Resolutions 242 and 338 were the foundations of the 1991 Madrid Summit and the 1993 Oslo Accord. The Israeli response was — and is still — an entrenchment of the occupation. At the start of the 2000s, the nations of the Arab League and the Organization of Islamic States joined the large international community that erased the UN’s partition plan of 1947 in favor of the partition determined by the 1967 Six-Day War. The 2002 Arab Peace Initiative dealt with the issue of the right of return by means of a formula that determines that the solution must be fair and just but also agreed upon by all sides. Thus, Israel was given a veto right to the right of return. The Israeli response was that of recognizing illegal settlement outposts and new laws of land expropriation.
Thus, the tables have turned: The Arab states recognize the right of Israel to exist in peace and security and even have normal relations with them, while the State of Israel refuses to recognize the right of Palestinians to self-determination. The Palestinian national camp is ready to partition the land and give up most of the small territory the UN allocated it 70 years ago. The Jewish-Israeli national camp refuses to partition the land and give Palestinians less than half of that territory.
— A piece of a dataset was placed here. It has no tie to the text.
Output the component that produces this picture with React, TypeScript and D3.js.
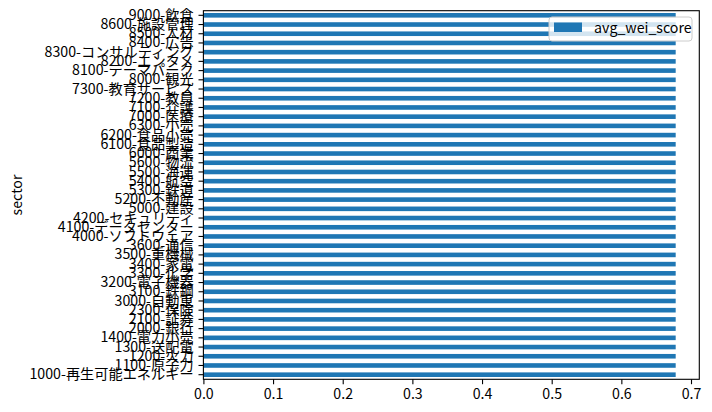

While the leadership of the Yishuv — the pre-state Jewish community in Palestine — welcomed the partition resolution, the Revisionist camp’s leadership distributed fliers decrying “the shameful commerce in the lands of our homeland.” Israel's first prime minister, David Ben-Gurion, then the chairman of the Jewish Agency, said that in all of its history the Jewish people “never received all at once what it now has achieved.” The leadership of the Lehi — an extreme right-wing Zionist paramilitary group headed by Abraham (Yair) Stern — declared that “the Hebrew people have not and will never recognize the division of its homeland.” The successors of that same leadership, headed by Netanyahu, lead toward the elimination of the opportunity opened 70 years ago to divide the land between two people and perpetuate hatred and violence in their common homeland.